=== TASK GOAL ===
Leaving out every picture, quote the data below exactly as it appears.

"""

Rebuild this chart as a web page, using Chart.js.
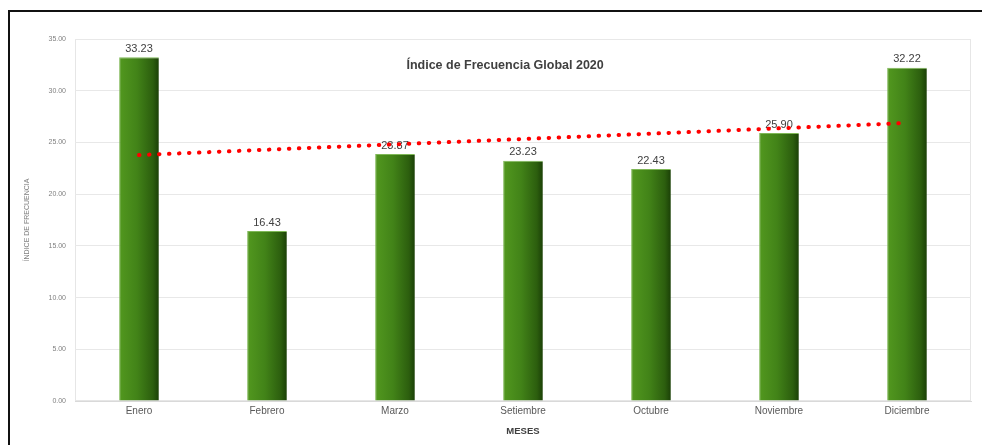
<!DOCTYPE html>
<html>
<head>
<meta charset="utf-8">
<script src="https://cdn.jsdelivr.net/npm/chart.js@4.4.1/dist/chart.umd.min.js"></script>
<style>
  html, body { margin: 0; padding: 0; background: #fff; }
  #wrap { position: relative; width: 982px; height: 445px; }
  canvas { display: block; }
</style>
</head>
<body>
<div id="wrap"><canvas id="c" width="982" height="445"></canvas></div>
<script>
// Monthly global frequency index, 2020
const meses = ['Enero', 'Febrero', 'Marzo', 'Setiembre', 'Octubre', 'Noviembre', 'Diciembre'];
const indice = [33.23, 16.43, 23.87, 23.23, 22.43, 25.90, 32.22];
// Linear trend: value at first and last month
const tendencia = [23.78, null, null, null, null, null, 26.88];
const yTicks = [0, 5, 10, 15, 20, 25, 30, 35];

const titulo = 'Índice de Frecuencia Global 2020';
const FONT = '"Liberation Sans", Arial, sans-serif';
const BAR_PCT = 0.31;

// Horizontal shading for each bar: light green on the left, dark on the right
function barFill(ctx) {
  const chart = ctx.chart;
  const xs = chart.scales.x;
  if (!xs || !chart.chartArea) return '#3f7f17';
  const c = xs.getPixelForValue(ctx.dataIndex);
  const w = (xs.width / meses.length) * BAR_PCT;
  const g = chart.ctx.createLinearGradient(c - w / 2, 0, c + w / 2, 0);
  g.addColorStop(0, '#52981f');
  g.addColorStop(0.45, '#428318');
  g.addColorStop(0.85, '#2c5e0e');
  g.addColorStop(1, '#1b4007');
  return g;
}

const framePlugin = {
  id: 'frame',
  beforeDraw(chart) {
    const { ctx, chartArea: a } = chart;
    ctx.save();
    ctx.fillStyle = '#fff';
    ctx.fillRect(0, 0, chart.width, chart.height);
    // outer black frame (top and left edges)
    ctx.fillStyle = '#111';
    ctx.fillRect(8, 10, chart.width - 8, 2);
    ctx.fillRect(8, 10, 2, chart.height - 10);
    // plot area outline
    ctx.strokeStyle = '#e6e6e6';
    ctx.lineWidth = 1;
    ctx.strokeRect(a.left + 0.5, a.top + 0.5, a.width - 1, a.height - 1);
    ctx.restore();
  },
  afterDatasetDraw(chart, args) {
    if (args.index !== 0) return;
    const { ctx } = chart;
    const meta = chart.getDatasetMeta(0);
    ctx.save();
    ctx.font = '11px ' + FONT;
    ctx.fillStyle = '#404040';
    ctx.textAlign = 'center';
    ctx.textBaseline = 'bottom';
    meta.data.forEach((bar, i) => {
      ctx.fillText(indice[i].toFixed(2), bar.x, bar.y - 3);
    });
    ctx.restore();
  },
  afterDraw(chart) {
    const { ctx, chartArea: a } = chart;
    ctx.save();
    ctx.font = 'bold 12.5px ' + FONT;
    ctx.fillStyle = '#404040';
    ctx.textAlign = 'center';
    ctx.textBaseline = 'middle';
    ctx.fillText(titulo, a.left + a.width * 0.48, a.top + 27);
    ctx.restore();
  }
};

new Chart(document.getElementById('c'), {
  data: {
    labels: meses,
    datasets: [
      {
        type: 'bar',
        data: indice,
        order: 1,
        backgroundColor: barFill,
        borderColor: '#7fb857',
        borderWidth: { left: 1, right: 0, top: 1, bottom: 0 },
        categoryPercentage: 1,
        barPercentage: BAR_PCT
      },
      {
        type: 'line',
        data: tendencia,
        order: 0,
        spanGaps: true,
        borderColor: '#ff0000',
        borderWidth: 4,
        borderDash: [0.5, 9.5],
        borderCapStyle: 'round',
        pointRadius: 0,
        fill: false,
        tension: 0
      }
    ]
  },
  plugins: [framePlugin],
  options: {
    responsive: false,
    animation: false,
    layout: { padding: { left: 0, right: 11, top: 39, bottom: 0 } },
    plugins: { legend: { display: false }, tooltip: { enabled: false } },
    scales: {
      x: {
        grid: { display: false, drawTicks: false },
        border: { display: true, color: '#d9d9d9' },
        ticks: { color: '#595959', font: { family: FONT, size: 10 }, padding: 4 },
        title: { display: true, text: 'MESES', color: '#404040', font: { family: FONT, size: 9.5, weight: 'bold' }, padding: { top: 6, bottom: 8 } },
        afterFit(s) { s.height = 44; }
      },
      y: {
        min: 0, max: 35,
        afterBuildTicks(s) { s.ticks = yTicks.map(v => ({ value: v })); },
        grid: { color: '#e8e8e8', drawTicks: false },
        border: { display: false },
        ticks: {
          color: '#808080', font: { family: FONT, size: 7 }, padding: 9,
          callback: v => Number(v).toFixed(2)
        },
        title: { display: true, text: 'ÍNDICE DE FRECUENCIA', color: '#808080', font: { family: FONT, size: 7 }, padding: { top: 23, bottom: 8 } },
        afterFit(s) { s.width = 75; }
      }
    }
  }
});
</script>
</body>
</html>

"""

=== RESPONSE TO THIS TASK ===
Rebuild this chart as a web page, using Chart.js.
<!DOCTYPE html>
<html>
<head>
<meta charset="utf-8">
<script src="https://cdn.jsdelivr.net/npm/chart.js@4.4.1/dist/chart.umd.min.js"></script>
<style>
  html, body { margin: 0; padding: 0; background: #fff; }
  #wrap { position: relative; width: 982px; height: 445px; }
  canvas { display: block; }
</style>
</head>
<body>
<div id="wrap"><canvas id="c" width="982" height="445"></canvas></div>
<script>
// Monthly global frequency index, 2020
const meses = ['Enero', 'Febrero', 'Marzo', 'Setiembre', 'Octubre', 'Noviembre', 'Diciembre'];
const indice = [33.23, 16.43, 23.87, 23.23, 22.43, 25.90, 32.22];
// Linear trend: value at first and last month
const tendencia = [23.78, null, null, null, null, null, 26.88];
const yTicks = [0, 5, 10, 15, 20, 25, 30, 35];

const titulo = 'Índice de Frecuencia Global 2020';
const FONT = '"Liberation Sans", Arial, sans-serif';
const BAR_PCT = 0.31;

// Horizontal shading for each bar: light green on the left, dark on the right
function barFill(ctx) {
  const chart = ctx.chart;
  const xs = chart.scales.x;
  if (!xs || !chart.chartArea) return '#3f7f17';
  const c = xs.getPixelForValue(ctx.dataIndex);
  const w = (xs.width / meses.length) * BAR_PCT;
  const g = chart.ctx.createLinearGradient(c - w / 2, 0, c + w / 2, 0);
  g.addColorStop(0, '#52981f');
  g.addColorStop(0.45, '#428318');
  g.addColorStop(0.85, '#2c5e0e');
  g.addColorStop(1, '#1b4007');
  return g;
}

const framePlugin = {
  id: 'frame',
  beforeDraw(chart) {
    const { ctx, chartArea: a } = chart;
    ctx.save();
    ctx.fillStyle = '#fff';
    ctx.fillRect(0, 0, chart.width, chart.height);
    // outer black frame (top and left edges)
    ctx.fillStyle = '#111';
    ctx.fillRect(8, 10, chart.width - 8, 2);
    ctx.fillRect(8, 10, 2, chart.height - 10);
    // plot area outline
    ctx.strokeStyle = '#e6e6e6';
    ctx.lineWidth = 1;
    ctx.strokeRect(a.left + 0.5, a.top + 0.5, a.width - 1, a.height - 1);
    ctx.restore();
  },
  afterDatasetDraw(chart, args) {
    if (args.index !== 0) return;
    const { ctx } = chart;
    const meta = chart.getDatasetMeta(0);
    ctx.save();
    ctx.font = '11px ' + FONT;
    ctx.fillStyle = '#404040';
    ctx.textAlign = 'center';
    ctx.textBaseline = 'bottom';
    meta.data.forEach((bar, i) => {
      ctx.fillText(indice[i].toFixed(2), bar.x, bar.y - 3);
    });
    ctx.restore();
  },
  afterDraw(chart) {
    const { ctx, chartArea: a } = chart;
    ctx.save();
    ctx.font = 'bold 12.5px ' + FONT;
    ctx.fillStyle = '#404040';
    ctx.textAlign = 'center';
    ctx.textBaseline = 'middle';
    ctx.fillText(titulo, a.left + a.width * 0.48, a.top + 27);
    ctx.restore();
  }
};

new Chart(document.getElementById('c'), {
  data: {
    labels: meses,
    datasets: [
      {
        type: 'bar',
        data: indice,
        order: 1,
        backgroundColor: barFill,
        borderColor: '#7fb857',
        borderWidth: { left: 1, right: 0, top: 1, bottom: 0 },
        categoryPercentage: 1,
        barPercentage: BAR_PCT
      },
      {
        type: 'line',
        data: tendencia,
        order: 0,
        spanGaps: true,
        borderColor: '#ff0000',
        borderWidth: 4,
        borderDash: [0.5, 9.5],
        borderCapStyle: 'round',
        pointRadius: 0,
        fill: false,
        tension: 0
      }
    ]
  },
  plugins: [framePlugin],
  options: {
    responsive: false,
    animation: false,
    layout: { padding: { left: 0, right: 11, top: 39, bottom: 0 } },
    plugins: { legend: { display: false }, tooltip: { enabled: false } },
    scales: {
      x: {
        grid: { display: false, drawTicks: false },
        border: { display: true, color: '#d9d9d9' },
        ticks: { color: '#595959', font: { family: FONT, size: 10 }, padding: 4 },
        title: { display: true, text: 'MESES', color: '#404040', font: { family: FONT, size: 9.5, weight: 'bold' }, padding: { top: 6, bottom: 8 } },
        afterFit(s) { s.height = 44; }
      },
      y: {
        min: 0, max: 35,
        afterBuildTicks(s) { s.ticks = yTicks.map(v => ({ value: v })); },
        grid: { color: '#e8e8e8', drawTicks: false },
        border: { display: false },
        ticks: {
          color: '#808080', font: { family: FONT, size: 7 }, padding: 9,
          callback: v => Number(v).toFixed(2)
        },
        title: { display: true, text: 'ÍNDICE DE FRECUENCIA', color: '#808080', font: { family: FONT, size: 7 }, padding: { top: 23, bottom: 8 } },
        afterFit(s) { s.width = 75; }
      }
    }
  }
});
</script>
</body>
</html>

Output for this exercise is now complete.